> _YOUR INSTRUCTIONS_
Reproduce every line of the material below, but drop the pictures.

> _PROVIDED DATA_
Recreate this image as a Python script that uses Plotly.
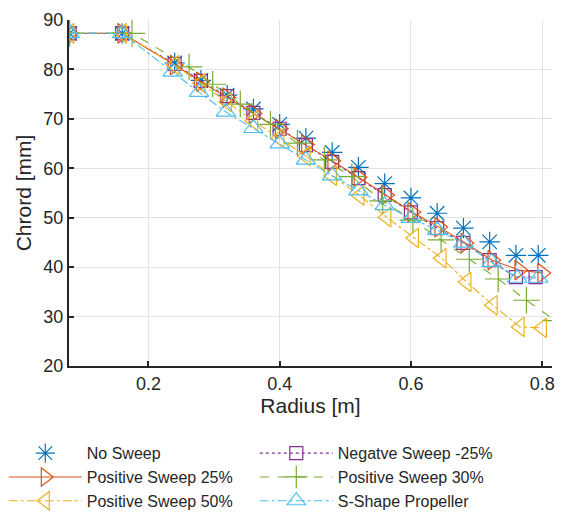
import plotly.graph_objects as go

# ---- data ----
x_base = [0.08, 0.16, 0.24, 0.28, 0.32, 0.36, 0.40, 0.44, 0.48, 0.52, 0.56, 0.60, 0.64, 0.68, 0.72, 0.76, 0.794]
y_no_sweep = [87.3, 87.3, 81.3, 77.8, 74.8, 72.0, 68.9, 66.1, 63.2, 60.2, 56.9, 54.0, 50.9, 47.9, 45.1, 42.4, 42.4]

x_neg25 = [0.08, 0.16, 0.24, 0.28, 0.32, 0.36, 0.40, 0.44, 0.48, 0.52, 0.56, 0.60, 0.64, 0.68, 0.72, 0.76, 0.79]
y_neg25 = [87.3, 87.3, 81.1, 77.7, 74.6, 71.2, 68.0, 64.7, 61.3, 58.0, 54.6, 51.1, 47.9, 44.9, 41.4, 38.0, 38.0]

x_pos25 = [0.08, 0.16, 0.24, 0.28, 0.32, 0.36, 0.40, 0.44, 0.48, 0.52, 0.562, 0.602, 0.643, 0.683, 0.724, 0.765, 0.80]
y_pos25 = [87.3, 87.3, 80.9, 77.5, 74.3, 71.1, 68.0, 64.8, 61.5, 58.2, 54.6, 51.1, 48.1, 44.9, 41.4, 39.4, 38.8]

x_pos30 = [0.08, 0.175, 0.262, 0.298, 0.34, 0.386, 0.427, 0.468, 0.51, 0.557, 0.603, 0.646, 0.689, 0.733, 0.776, 0.82]
y_pos30 = [87.3, 87.3, 80.5, 77.0, 73.0, 68.9, 65.1, 61.7, 58.3, 53.4, 49.5, 45.5, 41.6, 37.6, 33.3, 29.2]

x_pos50 = [0.08, 0.16, 0.24, 0.28, 0.32, 0.36, 0.40, 0.44, 0.48, 0.522, 0.563, 0.605, 0.647, 0.685, 0.725, 0.766, 0.80]
y_pos50 = [87.3, 87.3, 80.9, 77.2, 73.4, 69.6, 66.1, 62.5, 58.5, 54.5, 50.1, 45.9, 41.8, 37.0, 32.3, 27.9, 27.7]

x_sshape = [0.08, 0.16, 0.237, 0.277, 0.318, 0.36, 0.40, 0.44, 0.48, 0.52, 0.56, 0.60, 0.64, 0.68, 0.723, 0.762, 0.794]
y_sshape = [87.3, 87.3, 79.5, 75.4, 71.4, 68.1, 65.0, 61.7, 58.5, 55.5, 52.5, 49.9, 47.5, 44.9, 41.0, 37.8, 37.8]

x_ticks = [0.2, 0.4, 0.6, 0.8]
y_ticks = [20, 30, 40, 50, 60, 70, 80, 90]

FONT = "Liberation Sans, Arial, Helvetica, sans-serif"
TXT = "#262626"

fig = go.Figure()

def add(name, x, y, color, symbol, size, dash=None, lines=True):
    fig.add_trace(go.Scatter(
        x=x, y=y, name=name,
        mode="lines+markers" if lines else "markers",
        line=dict(color=color, width=1.1, dash=dash) if lines else None,
        marker=dict(symbol=symbol, size=size, color=color,
                    line=dict(color=color, width=1.2)),
    ))

# order arranged so a row-filled legend matches the column layout of the reference
add("No Sweep", x_base, y_no_sweep, "#0072BD", "asterisk-open", 17, lines=False)
add("Negatve Sweep -25%", x_neg25, y_neg25, "#7E2F8E", "square-open", 13, dash="dot")
add("Positive Sweep 25%", x_pos25, y_pos25, "#D95319", "triangle-right-open", 17, dash="solid")
add("Positive Sweep 30%", x_pos30, y_pos30, "#77AC30", "cross-thin-open", 19, dash="dash")
add("Positive Sweep 50%", x_pos50, y_pos50, "#EDB120", "triangle-left-open", 17, dash="dashdot")
add("S-Shape Propeller", x_sshape, y_sshape, "#4DBEEE", "triangle-up-open", 17, dash="dashdot")

fig.update_layout(
    width=565, height=512,
    margin=dict(l=69, r=13, t=20, b=146, autoexpand=False),
    paper_bgcolor="white", plot_bgcolor="white",
    font=dict(family=FONT, size=17, color=TXT),
    showlegend=True,
    legend=dict(
        orientation="h",
        x=-0.135, xanchor="left",
        y=-0.203, yanchor="top",
        entrywidth=163, entrywidthmode="pixels",
        itemwidth=73,
        font=dict(family=FONT, size=16, color=TXT),
        bgcolor="rgba(0,0,0,0)",
        tracegroupgap=0,
        traceorder="normal",
    ),
    xaxis=dict(
        range=[0.079, 0.815], tickvals=x_ticks, ticktext=["0.2", "0.4", "0.6", "0.8"],
        showgrid=True, gridcolor="#e3e3e3", gridwidth=1,
        showline=True, linecolor="#262626", linewidth=2, mirror=False,
        ticks="inside", ticklen=5, tickwidth=1.5, tickcolor="#262626",
        zeroline=False,
        title=dict(text="Radius [m]", font=dict(size=21), standoff=5),
        tickfont=dict(size=18),
    ),
    yaxis=dict(
        range=[20, 90], tickvals=y_ticks,
        showgrid=True, gridcolor="#e3e3e3", gridwidth=1,
        showline=True, linecolor="#262626", linewidth=2, mirror=False,
        ticks="inside", ticklen=5, tickwidth=1.5, tickcolor="#262626",
        zeroline=False,
        title=dict(text="Chrord [mm]", font=dict(size=21), standoff=6),
        tickfont=dict(size=18),
    ),
)

fig.write_html("out.html")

> _EXPECTED ANSWER_
Recreate this image as a Python script that uses Plotly.
import plotly.graph_objects as go

# ---- data ----
x_base = [0.08, 0.16, 0.24, 0.28, 0.32, 0.36, 0.40, 0.44, 0.48, 0.52, 0.56, 0.60, 0.64, 0.68, 0.72, 0.76, 0.794]
y_no_sweep = [87.3, 87.3, 81.3, 77.8, 74.8, 72.0, 68.9, 66.1, 63.2, 60.2, 56.9, 54.0, 50.9, 47.9, 45.1, 42.4, 42.4]

x_neg25 = [0.08, 0.16, 0.24, 0.28, 0.32, 0.36, 0.40, 0.44, 0.48, 0.52, 0.56, 0.60, 0.64, 0.68, 0.72, 0.76, 0.79]
y_neg25 = [87.3, 87.3, 81.1, 77.7, 74.6, 71.2, 68.0, 64.7, 61.3, 58.0, 54.6, 51.1, 47.9, 44.9, 41.4, 38.0, 38.0]

x_pos25 = [0.08, 0.16, 0.24, 0.28, 0.32, 0.36, 0.40, 0.44, 0.48, 0.52, 0.562, 0.602, 0.643, 0.683, 0.724, 0.765, 0.80]
y_pos25 = [87.3, 87.3, 80.9, 77.5, 74.3, 71.1, 68.0, 64.8, 61.5, 58.2, 54.6, 51.1, 48.1, 44.9, 41.4, 39.4, 38.8]

x_pos30 = [0.08, 0.175, 0.262, 0.298, 0.34, 0.386, 0.427, 0.468, 0.51, 0.557, 0.603, 0.646, 0.689, 0.733, 0.776, 0.82]
y_pos30 = [87.3, 87.3, 80.5, 77.0, 73.0, 68.9, 65.1, 61.7, 58.3, 53.4, 49.5, 45.5, 41.6, 37.6, 33.3, 29.2]

x_pos50 = [0.08, 0.16, 0.24, 0.28, 0.32, 0.36, 0.40, 0.44, 0.48, 0.522, 0.563, 0.605, 0.647, 0.685, 0.725, 0.766, 0.80]
y_pos50 = [87.3, 87.3, 80.9, 77.2, 73.4, 69.6, 66.1, 62.5, 58.5, 54.5, 50.1, 45.9, 41.8, 37.0, 32.3, 27.9, 27.7]

x_sshape = [0.08, 0.16, 0.237, 0.277, 0.318, 0.36, 0.40, 0.44, 0.48, 0.52, 0.56, 0.60, 0.64, 0.68, 0.723, 0.762, 0.794]
y_sshape = [87.3, 87.3, 79.5, 75.4, 71.4, 68.1, 65.0, 61.7, 58.5, 55.5, 52.5, 49.9, 47.5, 44.9, 41.0, 37.8, 37.8]

x_ticks = [0.2, 0.4, 0.6, 0.8]
y_ticks = [20, 30, 40, 50, 60, 70, 80, 90]

FONT = "Liberation Sans, Arial, Helvetica, sans-serif"
TXT = "#262626"

fig = go.Figure()

def add(name, x, y, color, symbol, size, dash=None, lines=True):
    fig.add_trace(go.Scatter(
        x=x, y=y, name=name,
        mode="lines+markers" if lines else "markers",
        line=dict(color=color, width=1.1, dash=dash) if lines else None,
        marker=dict(symbol=symbol, size=size, color=color,
                    line=dict(color=color, width=1.2)),
    ))

# order arranged so a row-filled legend matches the column layout of the reference
add("No Sweep", x_base, y_no_sweep, "#0072BD", "asterisk-open", 17, lines=False)
add("Negatve Sweep -25%", x_neg25, y_neg25, "#7E2F8E", "square-open", 13, dash="dot")
add("Positive Sweep 25%", x_pos25, y_pos25, "#D95319", "triangle-right-open", 17, dash="solid")
add("Positive Sweep 30%", x_pos30, y_pos30, "#77AC30", "cross-thin-open", 19, dash="dash")
add("Positive Sweep 50%", x_pos50, y_pos50, "#EDB120", "triangle-left-open", 17, dash="dashdot")
add("S-Shape Propeller", x_sshape, y_sshape, "#4DBEEE", "triangle-up-open", 17, dash="dashdot")

fig.update_layout(
    width=565, height=512,
    margin=dict(l=69, r=13, t=20, b=146, autoexpand=False),
    paper_bgcolor="white", plot_bgcolor="white",
    font=dict(family=FONT, size=17, color=TXT),
    showlegend=True,
    legend=dict(
        orientation="h",
        x=-0.135, xanchor="left",
        y=-0.203, yanchor="top",
        entrywidth=163, entrywidthmode="pixels",
        itemwidth=73,
        font=dict(family=FONT, size=16, color=TXT),
        bgcolor="rgba(0,0,0,0)",
        tracegroupgap=0,
        traceorder="normal",
    ),
    xaxis=dict(
        range=[0.079, 0.815], tickvals=x_ticks, ticktext=["0.2", "0.4", "0.6", "0.8"],
        showgrid=True, gridcolor="#e3e3e3", gridwidth=1,
        showline=True, linecolor="#262626", linewidth=2, mirror=False,
        ticks="inside", ticklen=5, tickwidth=1.5, tickcolor="#262626",
        zeroline=False,
        title=dict(text="Radius [m]", font=dict(size=21), standoff=5),
        tickfont=dict(size=18),
    ),
    yaxis=dict(
        range=[20, 90], tickvals=y_ticks,
        showgrid=True, gridcolor="#e3e3e3", gridwidth=1,
        showline=True, linecolor="#262626", linewidth=2, mirror=False,
        ticks="inside", ticklen=5, tickwidth=1.5, tickcolor="#262626",
        zeroline=False,
        title=dict(text="Chrord [mm]", font=dict(size=21), standoff=6),
        tickfont=dict(size=18),
    ),
)

fig.write_html("out.html")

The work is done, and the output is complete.